- **Input data**
####################

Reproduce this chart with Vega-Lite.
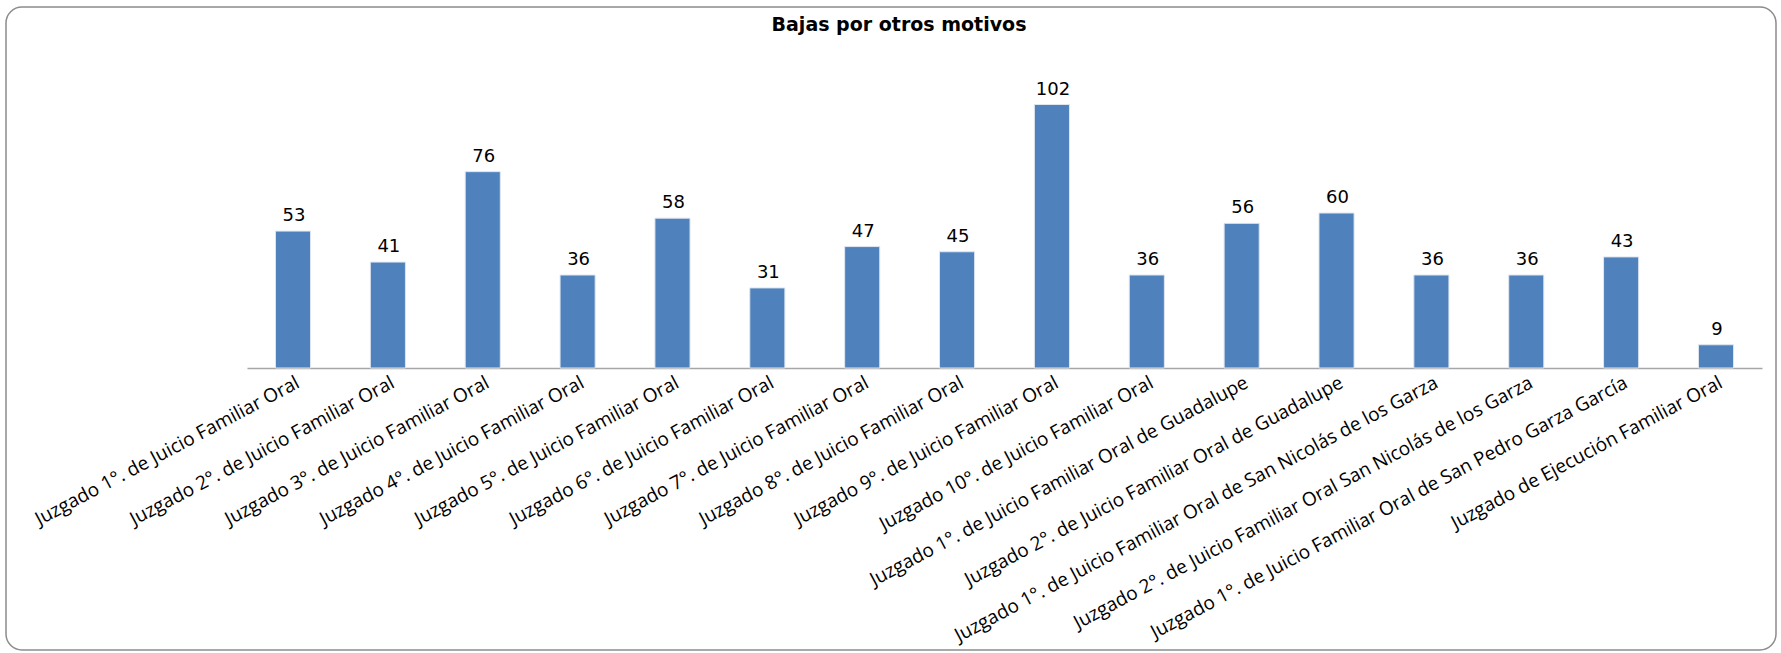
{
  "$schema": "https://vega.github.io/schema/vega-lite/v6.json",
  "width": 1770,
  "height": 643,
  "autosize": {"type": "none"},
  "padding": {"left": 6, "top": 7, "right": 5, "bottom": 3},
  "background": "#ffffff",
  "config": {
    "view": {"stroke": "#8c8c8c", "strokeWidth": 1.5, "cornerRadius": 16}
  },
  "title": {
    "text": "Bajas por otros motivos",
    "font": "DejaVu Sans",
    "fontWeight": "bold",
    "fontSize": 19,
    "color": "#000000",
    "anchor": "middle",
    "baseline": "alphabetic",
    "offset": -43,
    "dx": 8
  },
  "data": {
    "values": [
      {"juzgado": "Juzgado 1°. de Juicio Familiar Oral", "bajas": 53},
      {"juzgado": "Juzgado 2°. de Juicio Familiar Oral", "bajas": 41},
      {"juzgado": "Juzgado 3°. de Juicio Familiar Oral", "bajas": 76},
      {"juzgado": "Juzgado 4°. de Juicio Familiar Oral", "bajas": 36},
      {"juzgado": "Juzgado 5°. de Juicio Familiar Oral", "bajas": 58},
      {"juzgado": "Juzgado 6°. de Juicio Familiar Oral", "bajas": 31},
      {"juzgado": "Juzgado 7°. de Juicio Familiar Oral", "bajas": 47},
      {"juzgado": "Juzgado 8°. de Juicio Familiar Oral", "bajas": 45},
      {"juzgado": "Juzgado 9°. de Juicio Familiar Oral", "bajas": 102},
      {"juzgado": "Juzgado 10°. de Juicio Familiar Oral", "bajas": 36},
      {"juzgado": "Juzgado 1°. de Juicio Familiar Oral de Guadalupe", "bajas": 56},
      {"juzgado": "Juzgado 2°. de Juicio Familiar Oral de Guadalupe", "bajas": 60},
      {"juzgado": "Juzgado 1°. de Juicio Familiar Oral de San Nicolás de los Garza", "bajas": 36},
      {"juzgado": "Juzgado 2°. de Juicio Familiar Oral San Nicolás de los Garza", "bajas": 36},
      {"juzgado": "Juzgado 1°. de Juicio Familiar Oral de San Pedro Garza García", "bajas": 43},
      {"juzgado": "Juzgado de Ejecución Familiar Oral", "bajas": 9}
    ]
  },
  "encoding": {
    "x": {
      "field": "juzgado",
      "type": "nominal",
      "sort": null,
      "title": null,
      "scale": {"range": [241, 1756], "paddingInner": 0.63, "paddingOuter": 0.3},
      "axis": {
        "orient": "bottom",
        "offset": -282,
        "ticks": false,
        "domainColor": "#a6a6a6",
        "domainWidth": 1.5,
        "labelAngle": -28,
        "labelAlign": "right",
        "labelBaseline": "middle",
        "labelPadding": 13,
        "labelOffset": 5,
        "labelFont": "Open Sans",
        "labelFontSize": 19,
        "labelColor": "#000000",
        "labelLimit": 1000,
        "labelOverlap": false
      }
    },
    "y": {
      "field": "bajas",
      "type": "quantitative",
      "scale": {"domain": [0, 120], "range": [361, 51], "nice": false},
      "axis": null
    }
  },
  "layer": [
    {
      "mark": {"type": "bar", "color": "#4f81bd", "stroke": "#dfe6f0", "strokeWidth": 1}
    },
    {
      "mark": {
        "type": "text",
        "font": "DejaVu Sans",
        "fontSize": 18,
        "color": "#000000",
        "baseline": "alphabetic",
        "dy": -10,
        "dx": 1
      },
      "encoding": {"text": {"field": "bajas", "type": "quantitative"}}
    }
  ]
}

####################

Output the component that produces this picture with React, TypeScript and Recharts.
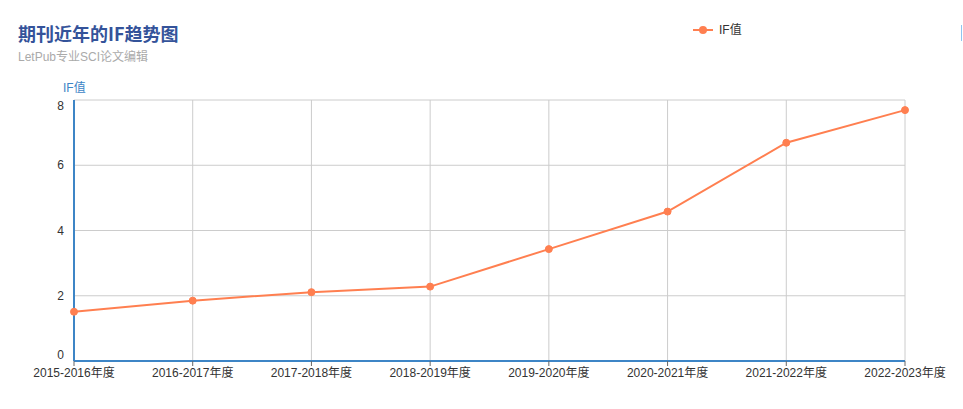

####################

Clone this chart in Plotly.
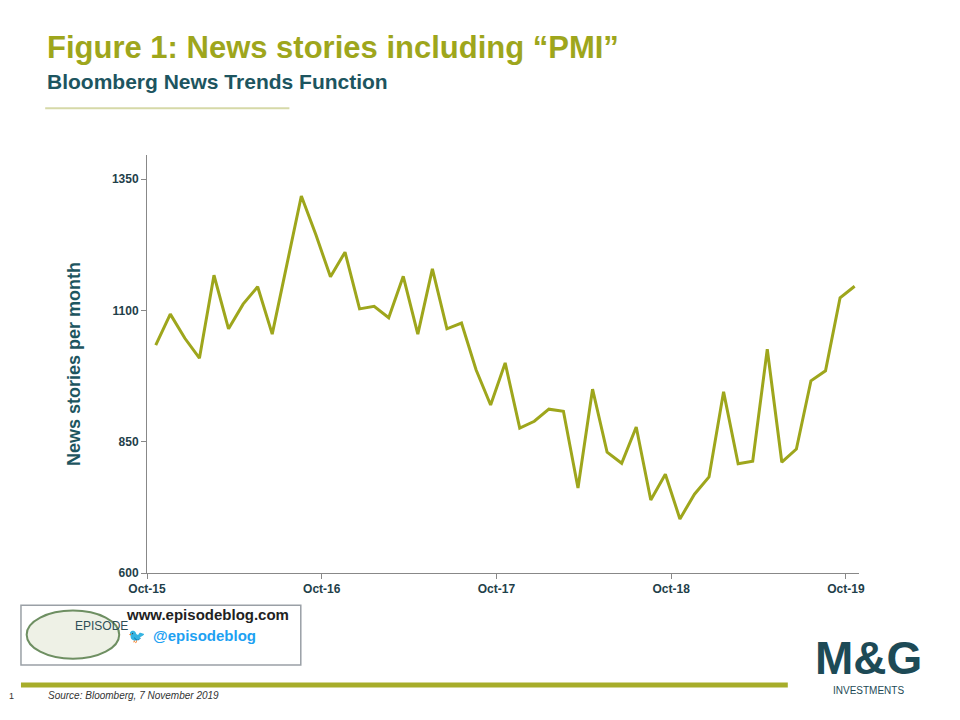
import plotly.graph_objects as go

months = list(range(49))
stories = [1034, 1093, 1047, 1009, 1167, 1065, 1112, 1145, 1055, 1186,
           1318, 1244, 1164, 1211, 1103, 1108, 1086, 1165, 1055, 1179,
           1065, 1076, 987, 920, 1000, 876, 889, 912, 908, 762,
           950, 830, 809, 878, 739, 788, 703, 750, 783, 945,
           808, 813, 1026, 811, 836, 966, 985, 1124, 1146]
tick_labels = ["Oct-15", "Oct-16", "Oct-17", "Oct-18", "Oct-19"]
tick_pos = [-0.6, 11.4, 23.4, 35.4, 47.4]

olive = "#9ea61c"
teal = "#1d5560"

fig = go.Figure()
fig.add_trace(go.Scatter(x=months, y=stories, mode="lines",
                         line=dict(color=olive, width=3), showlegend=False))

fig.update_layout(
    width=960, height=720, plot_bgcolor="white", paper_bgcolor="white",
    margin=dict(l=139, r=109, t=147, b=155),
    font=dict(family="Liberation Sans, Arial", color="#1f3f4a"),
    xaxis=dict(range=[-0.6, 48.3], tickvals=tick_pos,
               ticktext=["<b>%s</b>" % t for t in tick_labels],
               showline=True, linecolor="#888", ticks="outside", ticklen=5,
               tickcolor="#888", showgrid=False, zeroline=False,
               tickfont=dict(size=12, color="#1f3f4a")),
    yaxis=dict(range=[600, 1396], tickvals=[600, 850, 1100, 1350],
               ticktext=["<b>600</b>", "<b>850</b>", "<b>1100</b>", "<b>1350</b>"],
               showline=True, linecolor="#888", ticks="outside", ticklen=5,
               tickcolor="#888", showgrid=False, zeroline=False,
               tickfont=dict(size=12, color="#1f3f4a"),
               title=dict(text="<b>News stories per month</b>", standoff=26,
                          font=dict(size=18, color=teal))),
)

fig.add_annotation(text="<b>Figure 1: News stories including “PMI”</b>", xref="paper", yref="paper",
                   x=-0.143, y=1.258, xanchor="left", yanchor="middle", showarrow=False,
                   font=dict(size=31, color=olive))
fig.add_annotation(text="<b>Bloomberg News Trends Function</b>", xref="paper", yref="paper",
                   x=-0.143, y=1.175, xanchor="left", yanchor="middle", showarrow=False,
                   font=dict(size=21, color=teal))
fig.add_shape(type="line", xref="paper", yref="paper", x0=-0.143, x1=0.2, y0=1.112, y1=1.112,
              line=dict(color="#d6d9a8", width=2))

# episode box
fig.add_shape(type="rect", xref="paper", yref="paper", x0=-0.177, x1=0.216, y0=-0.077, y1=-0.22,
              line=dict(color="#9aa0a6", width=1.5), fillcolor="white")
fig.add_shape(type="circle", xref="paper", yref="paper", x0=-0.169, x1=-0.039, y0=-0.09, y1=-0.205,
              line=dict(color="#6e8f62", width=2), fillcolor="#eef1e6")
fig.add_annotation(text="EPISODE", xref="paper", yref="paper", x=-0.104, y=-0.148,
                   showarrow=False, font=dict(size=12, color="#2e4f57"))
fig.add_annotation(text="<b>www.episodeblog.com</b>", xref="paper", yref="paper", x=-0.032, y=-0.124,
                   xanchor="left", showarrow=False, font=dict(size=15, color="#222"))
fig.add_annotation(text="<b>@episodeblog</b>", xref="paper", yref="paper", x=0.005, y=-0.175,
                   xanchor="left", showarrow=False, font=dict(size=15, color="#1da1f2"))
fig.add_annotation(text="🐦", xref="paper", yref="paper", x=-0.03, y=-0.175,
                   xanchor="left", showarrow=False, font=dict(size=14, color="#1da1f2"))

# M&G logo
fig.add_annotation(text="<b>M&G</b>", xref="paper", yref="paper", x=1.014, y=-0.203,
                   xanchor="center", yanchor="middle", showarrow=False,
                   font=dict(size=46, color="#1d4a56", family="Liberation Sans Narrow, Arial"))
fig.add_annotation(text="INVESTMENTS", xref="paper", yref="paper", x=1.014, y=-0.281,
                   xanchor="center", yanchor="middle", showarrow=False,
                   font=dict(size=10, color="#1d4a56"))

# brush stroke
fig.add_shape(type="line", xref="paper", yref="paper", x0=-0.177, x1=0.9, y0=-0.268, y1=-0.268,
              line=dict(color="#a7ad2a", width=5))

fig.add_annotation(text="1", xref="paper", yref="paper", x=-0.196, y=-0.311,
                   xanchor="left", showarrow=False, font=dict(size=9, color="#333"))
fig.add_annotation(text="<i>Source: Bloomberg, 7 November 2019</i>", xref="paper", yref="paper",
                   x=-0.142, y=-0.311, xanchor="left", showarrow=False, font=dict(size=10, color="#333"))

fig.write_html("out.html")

####################

- **What the exercise asks**
From the listing above, repeat only the lines between the line containing "Clone this chart in Plotly." and the line containing "import plotly.graph_objects as go", those two included. Pictures are not part of the copy.

- **Finished answer**
Clone this chart in Plotly.
import plotly.graph_objects as go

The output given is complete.